**WORK INSTRUCTIONS**
Quote word for word the lines below, beginning with the first and ending with the one that has "const BG = '#060607';". Drop the pictures.

┏━━

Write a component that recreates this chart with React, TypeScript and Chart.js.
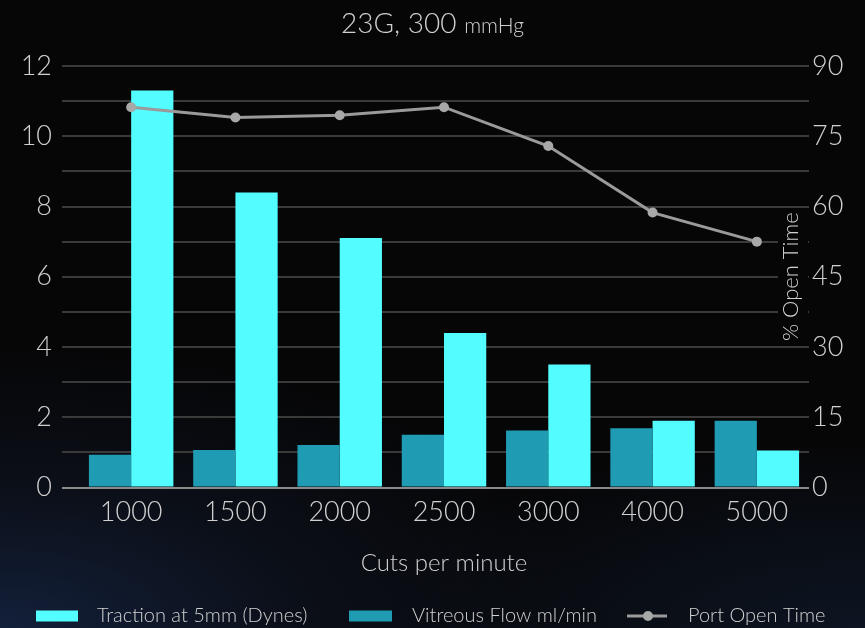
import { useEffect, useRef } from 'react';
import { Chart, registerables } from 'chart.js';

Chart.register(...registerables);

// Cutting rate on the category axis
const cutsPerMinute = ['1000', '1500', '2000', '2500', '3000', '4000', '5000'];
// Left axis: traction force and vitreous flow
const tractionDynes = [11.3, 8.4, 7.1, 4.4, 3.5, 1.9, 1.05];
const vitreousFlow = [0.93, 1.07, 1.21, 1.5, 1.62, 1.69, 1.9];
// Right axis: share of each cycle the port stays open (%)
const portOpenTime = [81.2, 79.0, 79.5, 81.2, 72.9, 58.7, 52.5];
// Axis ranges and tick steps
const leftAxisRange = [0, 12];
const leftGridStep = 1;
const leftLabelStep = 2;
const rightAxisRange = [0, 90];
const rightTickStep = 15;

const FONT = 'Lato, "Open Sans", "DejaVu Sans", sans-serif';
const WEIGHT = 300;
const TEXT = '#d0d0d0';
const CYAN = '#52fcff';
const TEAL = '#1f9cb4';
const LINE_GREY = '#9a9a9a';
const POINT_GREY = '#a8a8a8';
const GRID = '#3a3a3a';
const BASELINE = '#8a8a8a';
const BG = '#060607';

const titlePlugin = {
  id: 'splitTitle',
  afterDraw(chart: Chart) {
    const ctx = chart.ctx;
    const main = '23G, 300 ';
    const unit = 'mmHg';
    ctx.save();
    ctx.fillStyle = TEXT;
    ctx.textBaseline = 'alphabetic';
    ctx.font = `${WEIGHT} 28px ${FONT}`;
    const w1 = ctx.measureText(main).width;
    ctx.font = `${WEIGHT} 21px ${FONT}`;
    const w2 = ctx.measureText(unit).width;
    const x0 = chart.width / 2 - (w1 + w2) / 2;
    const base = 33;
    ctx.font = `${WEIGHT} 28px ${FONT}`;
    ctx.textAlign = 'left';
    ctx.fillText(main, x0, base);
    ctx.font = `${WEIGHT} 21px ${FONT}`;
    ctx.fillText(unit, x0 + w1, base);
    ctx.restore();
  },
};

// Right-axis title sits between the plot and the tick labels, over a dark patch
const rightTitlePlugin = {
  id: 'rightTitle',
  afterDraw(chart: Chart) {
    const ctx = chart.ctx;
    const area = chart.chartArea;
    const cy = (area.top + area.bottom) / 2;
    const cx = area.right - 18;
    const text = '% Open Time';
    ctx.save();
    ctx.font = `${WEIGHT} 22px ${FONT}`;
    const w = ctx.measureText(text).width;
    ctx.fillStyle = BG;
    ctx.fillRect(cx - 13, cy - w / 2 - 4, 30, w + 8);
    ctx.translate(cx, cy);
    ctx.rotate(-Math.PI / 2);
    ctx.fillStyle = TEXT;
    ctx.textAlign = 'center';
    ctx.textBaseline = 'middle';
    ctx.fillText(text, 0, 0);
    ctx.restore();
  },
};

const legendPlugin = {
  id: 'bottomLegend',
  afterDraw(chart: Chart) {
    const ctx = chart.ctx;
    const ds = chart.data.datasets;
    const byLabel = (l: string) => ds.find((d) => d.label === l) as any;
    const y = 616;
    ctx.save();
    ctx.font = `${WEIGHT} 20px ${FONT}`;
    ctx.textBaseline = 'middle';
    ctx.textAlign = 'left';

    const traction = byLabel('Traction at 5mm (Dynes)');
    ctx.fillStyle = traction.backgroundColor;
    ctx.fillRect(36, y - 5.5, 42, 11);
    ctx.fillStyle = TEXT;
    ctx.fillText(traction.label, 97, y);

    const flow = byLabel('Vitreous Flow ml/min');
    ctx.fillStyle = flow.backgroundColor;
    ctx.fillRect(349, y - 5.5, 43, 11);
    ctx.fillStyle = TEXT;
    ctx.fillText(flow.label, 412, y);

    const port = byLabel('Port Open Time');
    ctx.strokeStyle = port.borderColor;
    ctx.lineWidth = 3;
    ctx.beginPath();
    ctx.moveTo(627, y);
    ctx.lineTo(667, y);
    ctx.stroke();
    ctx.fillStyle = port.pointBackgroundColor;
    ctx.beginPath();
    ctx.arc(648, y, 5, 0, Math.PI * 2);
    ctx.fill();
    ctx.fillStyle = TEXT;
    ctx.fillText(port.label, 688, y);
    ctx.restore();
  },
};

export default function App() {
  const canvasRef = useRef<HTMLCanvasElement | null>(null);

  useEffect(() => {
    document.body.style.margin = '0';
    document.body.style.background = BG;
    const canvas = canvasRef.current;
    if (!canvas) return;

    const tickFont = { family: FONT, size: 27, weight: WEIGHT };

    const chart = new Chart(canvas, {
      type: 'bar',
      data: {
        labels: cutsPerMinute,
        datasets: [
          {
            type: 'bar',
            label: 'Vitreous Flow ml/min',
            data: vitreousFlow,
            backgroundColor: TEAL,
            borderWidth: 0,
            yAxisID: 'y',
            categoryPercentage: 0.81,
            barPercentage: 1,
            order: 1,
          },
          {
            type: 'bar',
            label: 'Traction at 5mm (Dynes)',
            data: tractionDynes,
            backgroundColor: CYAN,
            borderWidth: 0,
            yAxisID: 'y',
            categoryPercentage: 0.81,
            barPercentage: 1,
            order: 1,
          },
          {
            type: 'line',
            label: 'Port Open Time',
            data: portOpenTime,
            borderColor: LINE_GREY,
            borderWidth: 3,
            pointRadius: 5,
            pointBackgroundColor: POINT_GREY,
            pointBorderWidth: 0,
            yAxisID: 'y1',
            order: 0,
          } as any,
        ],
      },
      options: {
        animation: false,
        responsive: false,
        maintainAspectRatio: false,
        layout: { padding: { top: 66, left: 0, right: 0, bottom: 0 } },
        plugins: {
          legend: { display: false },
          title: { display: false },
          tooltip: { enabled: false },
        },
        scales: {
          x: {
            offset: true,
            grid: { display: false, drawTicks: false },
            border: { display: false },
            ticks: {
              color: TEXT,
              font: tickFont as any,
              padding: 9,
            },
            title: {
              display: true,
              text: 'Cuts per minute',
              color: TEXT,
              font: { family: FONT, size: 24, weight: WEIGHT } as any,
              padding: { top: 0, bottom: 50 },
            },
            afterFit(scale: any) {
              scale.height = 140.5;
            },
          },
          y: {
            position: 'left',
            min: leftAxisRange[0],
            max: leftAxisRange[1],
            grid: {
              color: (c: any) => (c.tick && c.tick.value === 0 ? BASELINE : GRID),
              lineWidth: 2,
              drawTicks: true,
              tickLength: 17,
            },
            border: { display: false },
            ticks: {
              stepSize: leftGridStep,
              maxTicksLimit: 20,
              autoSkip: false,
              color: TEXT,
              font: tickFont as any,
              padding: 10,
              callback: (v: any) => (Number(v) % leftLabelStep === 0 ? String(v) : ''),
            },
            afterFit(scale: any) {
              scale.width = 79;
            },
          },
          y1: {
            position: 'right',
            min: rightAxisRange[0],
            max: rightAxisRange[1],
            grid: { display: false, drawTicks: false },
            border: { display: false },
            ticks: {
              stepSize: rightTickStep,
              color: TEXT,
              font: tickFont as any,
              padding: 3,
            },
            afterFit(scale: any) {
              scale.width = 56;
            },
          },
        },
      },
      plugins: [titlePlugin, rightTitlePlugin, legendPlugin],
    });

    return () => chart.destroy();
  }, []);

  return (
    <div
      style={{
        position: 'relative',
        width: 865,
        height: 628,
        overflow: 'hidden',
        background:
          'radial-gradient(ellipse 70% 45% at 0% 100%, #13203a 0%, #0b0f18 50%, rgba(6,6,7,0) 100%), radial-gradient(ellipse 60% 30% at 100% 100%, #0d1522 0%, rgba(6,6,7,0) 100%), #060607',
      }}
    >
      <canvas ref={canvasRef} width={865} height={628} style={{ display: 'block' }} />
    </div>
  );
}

┗━━

**TASK RESPONSE**
Write a component that recreates this chart with React, TypeScript and Chart.js.
import { useEffect, useRef } from 'react';
import { Chart, registerables } from 'chart.js';

Chart.register(...registerables);

// Cutting rate on the category axis
const cutsPerMinute = ['1000', '1500', '2000', '2500', '3000', '4000', '5000'];
// Left axis: traction force and vitreous flow
const tractionDynes = [11.3, 8.4, 7.1, 4.4, 3.5, 1.9, 1.05];
const vitreousFlow = [0.93, 1.07, 1.21, 1.5, 1.62, 1.69, 1.9];
// Right axis: share of each cycle the port stays open (%)
const portOpenTime = [81.2, 79.0, 79.5, 81.2, 72.9, 58.7, 52.5];
// Axis ranges and tick steps
const leftAxisRange = [0, 12];
const leftGridStep = 1;
const leftLabelStep = 2;
const rightAxisRange = [0, 90];
const rightTickStep = 15;

const FONT = 'Lato, "Open Sans", "DejaVu Sans", sans-serif';
const WEIGHT = 300;
const TEXT = '#d0d0d0';
const CYAN = '#52fcff';
const TEAL = '#1f9cb4';
const LINE_GREY = '#9a9a9a';
const POINT_GREY = '#a8a8a8';
const GRID = '#3a3a3a';
const BASELINE = '#8a8a8a';
const BG = '#060607';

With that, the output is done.